I was never a big fan of Baywatch, which is, as far as I’m concerned, as close to reality television on a beach as you can get. I never went to the beach when I was stationed in California, or when we pulled into San Diego or Hawaii.
In fact, the last time I went to a beach was over ten years ago.
So I might be talking out of the side of my neck here, but I don’t think there are a lot of handicapped life guards.
I’m not trying to be insensitive, but I don’t see how someone without the use of their legs could pull a grown man out of the water from 25 yards out in the ocean.
Therefore, I don’t see a need to make this lifeguard tower handicapped accessible.
But then, I don’t work for the government:
“It’s odd. Obviously no one here is handicapped. No one in a wheelchair has ever asked to come up here,” head lifeguard Donovan Burns said during an interview on the building’s second floor.
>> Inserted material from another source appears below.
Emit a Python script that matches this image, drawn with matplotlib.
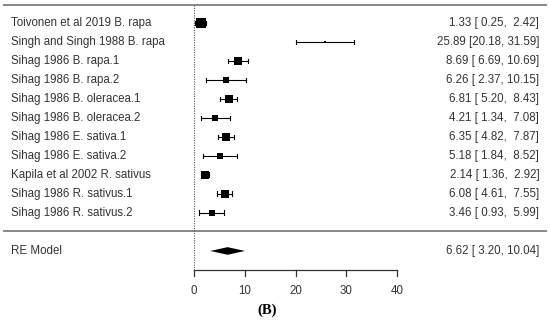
import matplotlib.pyplot as plt
import numpy as np

plt.rcParams['font.family'] = ['Liberation Sans', 'DejaVu Sans']

# study data
studies = ['Toivonen et al 2019 B. rapa', 'Singh and Singh 1988 B. rapa',
           'Sihag 1986 B. rapa.1', 'Sihag 1986 B. rapa.2',
           'Sihag 1986 B. oleracea.1', 'Sihag 1986 B. oleracea.2',
           'Sihag 1986 E. sativa.1', 'Sihag 1986 E. sativa.2',
           'Kapila et al 2002 R. sativus', 'Sihag 1986 R. sativus.1',
           'Sihag 1986 R. sativus.2']
est = [1.33, 25.89, 8.69, 6.26, 6.81, 4.21, 6.35, 5.18, 2.14, 6.08, 3.46]
lo = [0.25, 20.18, 6.69, 2.37, 5.20, 1.34, 4.82, 1.84, 1.36, 4.61, 0.93]
hi = [2.42, 31.59, 10.69, 10.15, 8.43, 7.08, 7.87, 8.52, 2.92, 7.55, 5.99]
weights = [12.5, 3.0, 10.5, 7.5, 10.5, 8.5, 10.5, 7.5, 11.5, 10.5, 8.5]

re_est, re_lo, re_hi = 6.62, 3.20, 10.04
xticks = [0, 10, 20, 30, 40]

fig = plt.figure(figsize=(5.5, 3.26), dpi=100)
ax = fig.add_axes([0, 0, 1, 1])
ax.set_xlim(-38.2, 70.1)
ax.set_ylim(15.95, -1.21)
ax.axis('off')

txt = '#333333'
fs = 8.3

# header / separator lines
ax.plot([-37.4, 69.3], [-0.95, -0.95], color='#888888', lw=1.4)
ax.plot([-37.4, 69.3], [10.95, 10.95], color='#888888', lw=1.4)

# reference line at 0
ax.plot([0, 0], [-0.95, 13], color='#555555', lw=0.8, ls=(0, (1, 1.2)))

for i in range(len(studies)):
    ax.plot([lo[i], hi[i]], [i, i], color='black', lw=0.8)
    for e in (lo[i], hi[i]):
        ax.plot([e, e], [i - 0.13, i + 0.13], color='black', lw=0.8)
    ax.plot(est[i], i, marker='s', color='black', ms=weights[i] * 0.55, mew=0)
    ax.text(-36.0, i, studies[i], ha='left', va='center', fontsize=fs, color=txt)
    ax.text(68.0, i, '%.2f [%5.2f, %5.2f]' % (est[i], lo[i], hi[i]),
            ha='right', va='center', fontsize=fs, color=txt)

# summary
ax.fill([re_lo, re_est, re_hi, re_est], [12, 12 - 0.2, 12, 12 + 0.2],
        color='black', lw=0)
ax.text(-36.0, 12, 'RE Model', ha='left', va='center', fontsize=fs, color=txt)
ax.text(68.0, 12, '%.2f [%5.2f, %5.2f]' % (re_est, re_lo, re_hi),
        ha='right', va='center', fontsize=fs, color=txt)

# x axis
ax.plot([xticks[0], xticks[-1]], [13, 13], color='#333333', lw=0.9)
for t in xticks:
    ax.plot([t, t], [13, 13.32], color='#333333', lw=0.9)
    ax.text(t, 14.1, str(t), ha='center', va='center', fontsize=fs, color=txt)

ax.text(14.4, 15.1, '(B)', ha='center', va='center', fontsize=10.5,
        fontweight='bold', family='Liberation Serif', color='black')

fig.savefig('out.png', dpi=100)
He noted that disabled people can borrow fat-tired beach wheelchairs from the lifeguard station for free, but those are stored on the ground floor.
The little yellow building near Pier 60 has to be brought into compliance with the state building code and the federal Americans with Disabilities Act.
…
Clearwater officials are a bit baffled by the order to make the upper floors handicapped-accessible. They expected to get a waiver so they could skip that requirement, but the state turned them down.
“Our premise was that a lifeguard has to be physically fit. If you can’t go down stairs, you can’t be a lifeguard. And the building isn’t open to the public,” said Clearwater parks and recreation director Kevin Dunbar, who oversees the beach rescue team. “But common sense doesn’t really play into it.
“They said, ‘What happens if the public comes in on a tour or something like that? You have to make it accessible.’ “
Florida officials say rules are rules, and that Clearwater has to follow the state building code.
I read a great book about this kind of thing a few years ago. It’s called “The Death of Common Sense.” If you haven’t read it, pick up a copy.